**DATA PROVIDED**

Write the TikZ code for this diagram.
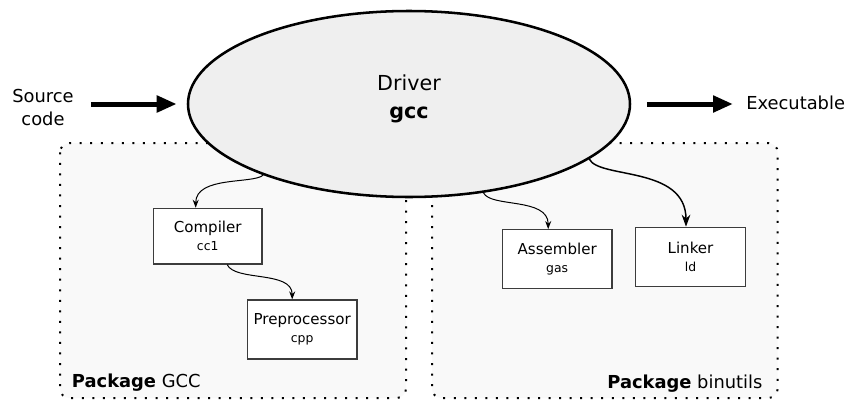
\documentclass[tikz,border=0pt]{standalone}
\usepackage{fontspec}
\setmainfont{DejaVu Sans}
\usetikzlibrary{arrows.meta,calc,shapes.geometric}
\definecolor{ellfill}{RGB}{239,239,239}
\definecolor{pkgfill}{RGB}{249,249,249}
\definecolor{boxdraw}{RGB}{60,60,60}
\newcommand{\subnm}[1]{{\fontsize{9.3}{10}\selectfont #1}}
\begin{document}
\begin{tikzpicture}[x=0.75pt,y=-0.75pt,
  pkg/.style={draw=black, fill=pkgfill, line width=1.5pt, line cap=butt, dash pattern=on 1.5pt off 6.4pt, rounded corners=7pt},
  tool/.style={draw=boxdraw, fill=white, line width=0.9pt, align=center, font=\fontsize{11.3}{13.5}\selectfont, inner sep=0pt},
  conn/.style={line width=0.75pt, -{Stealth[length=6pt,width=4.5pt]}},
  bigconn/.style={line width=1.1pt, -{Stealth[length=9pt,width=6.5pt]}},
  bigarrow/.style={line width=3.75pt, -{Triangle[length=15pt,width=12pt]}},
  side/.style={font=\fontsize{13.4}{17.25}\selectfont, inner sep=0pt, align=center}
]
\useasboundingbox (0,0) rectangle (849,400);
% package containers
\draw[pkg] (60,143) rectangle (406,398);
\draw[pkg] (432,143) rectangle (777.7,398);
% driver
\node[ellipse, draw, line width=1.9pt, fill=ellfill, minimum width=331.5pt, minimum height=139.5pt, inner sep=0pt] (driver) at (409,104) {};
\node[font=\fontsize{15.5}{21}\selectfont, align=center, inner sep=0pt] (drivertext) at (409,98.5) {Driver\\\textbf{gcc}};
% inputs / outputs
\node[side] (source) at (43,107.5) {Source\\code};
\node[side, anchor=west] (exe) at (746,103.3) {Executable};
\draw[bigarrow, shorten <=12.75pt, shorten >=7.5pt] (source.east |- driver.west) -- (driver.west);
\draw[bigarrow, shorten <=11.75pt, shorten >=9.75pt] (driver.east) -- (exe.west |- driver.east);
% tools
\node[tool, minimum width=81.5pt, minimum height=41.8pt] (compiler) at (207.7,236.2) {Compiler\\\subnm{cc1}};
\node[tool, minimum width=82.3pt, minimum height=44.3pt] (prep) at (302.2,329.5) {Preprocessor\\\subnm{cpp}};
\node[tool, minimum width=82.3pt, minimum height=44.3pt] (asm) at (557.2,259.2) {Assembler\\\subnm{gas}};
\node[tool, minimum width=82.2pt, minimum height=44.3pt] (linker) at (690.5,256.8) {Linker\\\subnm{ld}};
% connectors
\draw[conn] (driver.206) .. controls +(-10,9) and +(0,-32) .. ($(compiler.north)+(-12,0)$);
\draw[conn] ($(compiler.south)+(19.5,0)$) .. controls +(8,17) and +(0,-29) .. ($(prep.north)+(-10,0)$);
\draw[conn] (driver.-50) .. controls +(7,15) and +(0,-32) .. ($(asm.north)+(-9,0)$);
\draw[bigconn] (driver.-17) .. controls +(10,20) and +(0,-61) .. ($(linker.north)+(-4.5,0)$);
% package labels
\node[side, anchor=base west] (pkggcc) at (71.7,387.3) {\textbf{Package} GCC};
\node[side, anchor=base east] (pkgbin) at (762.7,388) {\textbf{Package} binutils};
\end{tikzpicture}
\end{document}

**PROMPT**
Reproduce each line exactly, please, except for any pictures.

**FINAL RESULT**
Write the TikZ code for this diagram.
\documentclass[tikz,border=0pt]{standalone}
\usepackage{fontspec}
\setmainfont{DejaVu Sans}
\usetikzlibrary{arrows.meta,calc,shapes.geometric}
\definecolor{ellfill}{RGB}{239,239,239}
\definecolor{pkgfill}{RGB}{249,249,249}
\definecolor{boxdraw}{RGB}{60,60,60}
\newcommand{\subnm}[1]{{\fontsize{9.3}{10}\selectfont #1}}
\begin{document}
\begin{tikzpicture}[x=0.75pt,y=-0.75pt,
  pkg/.style={draw=black, fill=pkgfill, line width=1.5pt, line cap=butt, dash pattern=on 1.5pt off 6.4pt, rounded corners=7pt},
  tool/.style={draw=boxdraw, fill=white, line width=0.9pt, align=center, font=\fontsize{11.3}{13.5}\selectfont, inner sep=0pt},
  conn/.style={line width=0.75pt, -{Stealth[length=6pt,width=4.5pt]}},
  bigconn/.style={line width=1.1pt, -{Stealth[length=9pt,width=6.5pt]}},
  bigarrow/.style={line width=3.75pt, -{Triangle[length=15pt,width=12pt]}},
  side/.style={font=\fontsize{13.4}{17.25}\selectfont, inner sep=0pt, align=center}
]
\useasboundingbox (0,0) rectangle (849,400);
% package containers
\draw[pkg] (60,143) rectangle (406,398);
\draw[pkg] (432,143) rectangle (777.7,398);
% driver
\node[ellipse, draw, line width=1.9pt, fill=ellfill, minimum width=331.5pt, minimum height=139.5pt, inner sep=0pt] (driver) at (409,104) {};
\node[font=\fontsize{15.5}{21}\selectfont, align=center, inner sep=0pt] (drivertext) at (409,98.5) {Driver\\\textbf{gcc}};
% inputs / outputs
\node[side] (source) at (43,107.5) {Source\\code};
\node[side, anchor=west] (exe) at (746,103.3) {Executable};
\draw[bigarrow, shorten <=12.75pt, shorten >=7.5pt] (source.east |- driver.west) -- (driver.west);
\draw[bigarrow, shorten <=11.75pt, shorten >=9.75pt] (driver.east) -- (exe.west |- driver.east);
% tools
\node[tool, minimum width=81.5pt, minimum height=41.8pt] (compiler) at (207.7,236.2) {Compiler\\\subnm{cc1}};
\node[tool, minimum width=82.3pt, minimum height=44.3pt] (prep) at (302.2,329.5) {Preprocessor\\\subnm{cpp}};
\node[tool, minimum width=82.3pt, minimum height=44.3pt] (asm) at (557.2,259.2) {Assembler\\\subnm{gas}};
\node[tool, minimum width=82.2pt, minimum height=44.3pt] (linker) at (690.5,256.8) {Linker\\\subnm{ld}};
% connectors
\draw[conn] (driver.206) .. controls +(-10,9) and +(0,-32) .. ($(compiler.north)+(-12,0)$);
\draw[conn] ($(compiler.south)+(19.5,0)$) .. controls +(8,17) and +(0,-29) .. ($(prep.north)+(-10,0)$);
\draw[conn] (driver.-50) .. controls +(7,15) and +(0,-32) .. ($(asm.north)+(-9,0)$);
\draw[bigconn] (driver.-17) .. controls +(10,20) and +(0,-61) .. ($(linker.north)+(-4.5,0)$);
% package labels
\node[side, anchor=base west] (pkggcc) at (71.7,387.3) {\textbf{Package} GCC};
\node[side, anchor=base east] (pkgbin) at (762.7,388) {\textbf{Package} binutils};
\end{tikzpicture}
\end{document}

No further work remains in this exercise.